Todo esto hace evidente la
bancarrota cultural y moral del crecimiento económico sustentado en el
despilfarro de recursos humanos y naturales de nuestra América. De allí la tanto la creciente presencia política de lo ambiental en las demandas
sociales, como la creciente relevancia cultural
del aporte de sectores antes excluidos del imaginario del desarrollo, visible
por ejemplo en la demanda de un crecimiento que sustente una vida buena para
todos antes que una vida cada vez mejor para pocos.

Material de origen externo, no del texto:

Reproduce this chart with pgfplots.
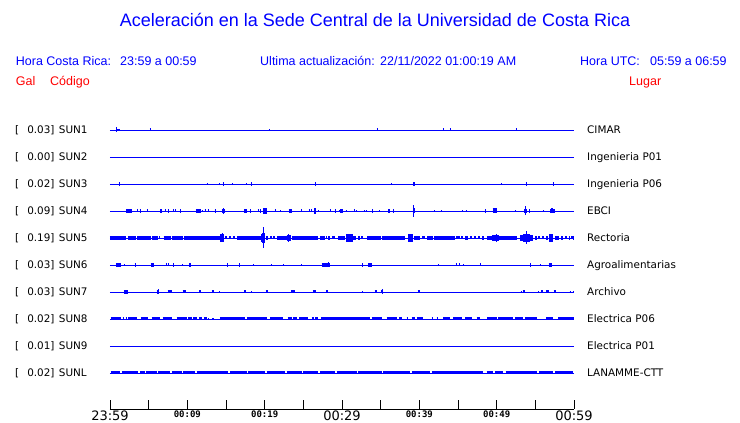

La naturaleza de la cultura nueva
se define, así, a partir de tres lecciones que nos deja el análisis del
desarrollo de la cultura de la naturaleza entre nosotros. En primer lugar, que
el ambiente es el resultado de las
intervenciones humanas en la naturaleza, mediante procesos de trabajo
socialmente organizados. En segundo, y por lo mismo, que quien desea un
ambiente distinto debe contribuir a la creación de una sociedad diferente. Y,
finalmente, que la cultura de la naturaleza constituye una fuerza cada vez más
poderosa en ese proceso de construcción que, si tiene éxito, culminará en un
mundo en el que quepan todos los mundos, creado con todos y para el bien de
todos los que entienden que su patria es la Humanidad.
Tercera Conferencia Internacional Por el Equilibrio del Mundo.
La Habana, Cuba, 30 de enero de 2013.